■ EXERCISE: Where the data below has the string "React", return the whole line.

■ DATASET EXCERPT:

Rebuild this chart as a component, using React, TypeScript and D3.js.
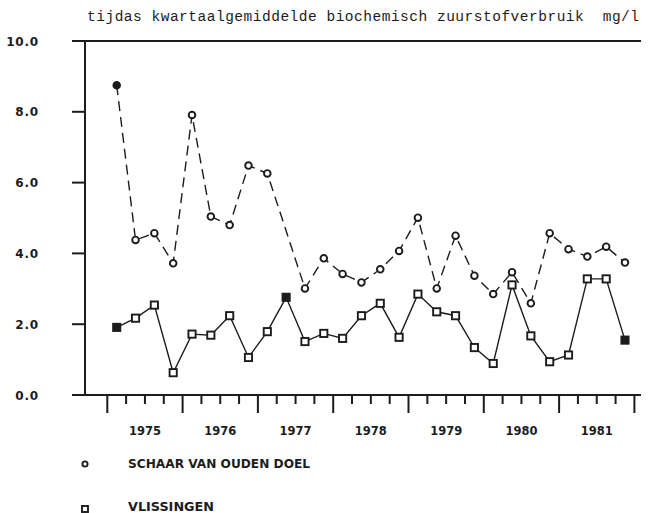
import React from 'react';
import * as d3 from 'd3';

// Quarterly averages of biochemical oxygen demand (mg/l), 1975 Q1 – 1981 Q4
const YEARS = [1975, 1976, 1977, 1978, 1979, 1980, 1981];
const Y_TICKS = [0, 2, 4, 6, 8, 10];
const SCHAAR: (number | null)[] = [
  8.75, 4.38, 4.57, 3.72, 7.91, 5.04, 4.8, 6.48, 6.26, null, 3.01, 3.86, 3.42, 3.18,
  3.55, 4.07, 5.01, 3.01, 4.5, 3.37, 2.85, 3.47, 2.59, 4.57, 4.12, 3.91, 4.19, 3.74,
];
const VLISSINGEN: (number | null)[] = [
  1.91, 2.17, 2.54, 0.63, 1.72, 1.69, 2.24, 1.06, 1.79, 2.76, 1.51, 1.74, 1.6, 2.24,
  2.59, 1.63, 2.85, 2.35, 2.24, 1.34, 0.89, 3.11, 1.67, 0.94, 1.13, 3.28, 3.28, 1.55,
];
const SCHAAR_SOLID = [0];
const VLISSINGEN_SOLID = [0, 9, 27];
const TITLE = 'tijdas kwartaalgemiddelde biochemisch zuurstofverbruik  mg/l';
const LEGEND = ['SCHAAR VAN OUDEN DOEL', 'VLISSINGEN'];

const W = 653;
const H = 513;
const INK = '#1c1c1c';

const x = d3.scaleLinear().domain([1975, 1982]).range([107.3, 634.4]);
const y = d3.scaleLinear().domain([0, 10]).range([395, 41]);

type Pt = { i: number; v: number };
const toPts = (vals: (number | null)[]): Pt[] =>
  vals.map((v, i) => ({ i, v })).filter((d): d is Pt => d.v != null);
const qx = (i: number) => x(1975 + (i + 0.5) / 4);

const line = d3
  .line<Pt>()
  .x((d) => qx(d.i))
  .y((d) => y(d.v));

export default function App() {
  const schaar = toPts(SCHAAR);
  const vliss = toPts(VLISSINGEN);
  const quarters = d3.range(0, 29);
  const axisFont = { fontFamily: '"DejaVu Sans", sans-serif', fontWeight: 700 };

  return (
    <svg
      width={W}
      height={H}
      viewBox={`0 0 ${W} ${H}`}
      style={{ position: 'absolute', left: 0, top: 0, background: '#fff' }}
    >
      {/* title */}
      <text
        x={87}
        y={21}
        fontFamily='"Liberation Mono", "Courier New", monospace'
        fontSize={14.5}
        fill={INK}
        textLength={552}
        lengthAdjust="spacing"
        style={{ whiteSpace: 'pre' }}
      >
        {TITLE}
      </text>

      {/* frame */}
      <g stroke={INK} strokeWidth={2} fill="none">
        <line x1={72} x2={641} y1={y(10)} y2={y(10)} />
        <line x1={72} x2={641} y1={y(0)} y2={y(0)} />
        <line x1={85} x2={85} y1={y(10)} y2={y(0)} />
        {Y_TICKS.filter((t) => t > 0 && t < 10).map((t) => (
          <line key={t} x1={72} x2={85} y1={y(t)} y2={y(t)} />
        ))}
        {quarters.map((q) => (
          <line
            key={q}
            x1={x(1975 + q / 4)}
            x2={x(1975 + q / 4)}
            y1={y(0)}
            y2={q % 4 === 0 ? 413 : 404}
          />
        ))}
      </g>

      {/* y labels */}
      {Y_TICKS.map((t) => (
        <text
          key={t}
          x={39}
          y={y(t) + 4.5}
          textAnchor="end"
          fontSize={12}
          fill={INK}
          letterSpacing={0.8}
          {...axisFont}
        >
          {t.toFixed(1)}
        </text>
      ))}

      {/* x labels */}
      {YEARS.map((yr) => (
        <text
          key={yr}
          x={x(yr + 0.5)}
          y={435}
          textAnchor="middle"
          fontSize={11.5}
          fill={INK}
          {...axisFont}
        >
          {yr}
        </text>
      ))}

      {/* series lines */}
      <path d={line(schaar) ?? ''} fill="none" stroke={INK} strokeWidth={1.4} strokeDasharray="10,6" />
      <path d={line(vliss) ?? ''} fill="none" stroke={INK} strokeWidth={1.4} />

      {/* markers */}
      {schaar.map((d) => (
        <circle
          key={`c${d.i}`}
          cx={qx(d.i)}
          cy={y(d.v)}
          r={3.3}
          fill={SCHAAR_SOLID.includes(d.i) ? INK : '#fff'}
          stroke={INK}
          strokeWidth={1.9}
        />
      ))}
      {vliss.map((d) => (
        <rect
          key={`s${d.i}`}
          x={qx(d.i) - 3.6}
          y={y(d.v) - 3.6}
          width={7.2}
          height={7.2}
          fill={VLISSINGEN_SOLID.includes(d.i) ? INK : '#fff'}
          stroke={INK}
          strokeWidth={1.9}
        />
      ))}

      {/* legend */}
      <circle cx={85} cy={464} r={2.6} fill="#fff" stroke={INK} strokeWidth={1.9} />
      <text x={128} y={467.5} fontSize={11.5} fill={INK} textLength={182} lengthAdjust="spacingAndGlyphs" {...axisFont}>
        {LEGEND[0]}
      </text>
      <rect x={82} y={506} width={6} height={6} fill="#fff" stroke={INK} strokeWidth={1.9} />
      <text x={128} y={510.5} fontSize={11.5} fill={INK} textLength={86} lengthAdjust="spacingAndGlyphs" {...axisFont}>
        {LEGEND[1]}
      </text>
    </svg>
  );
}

■ THE OUTPUT:
Rebuild this chart as a component, using React, TypeScript and D3.js.
import React from 'react';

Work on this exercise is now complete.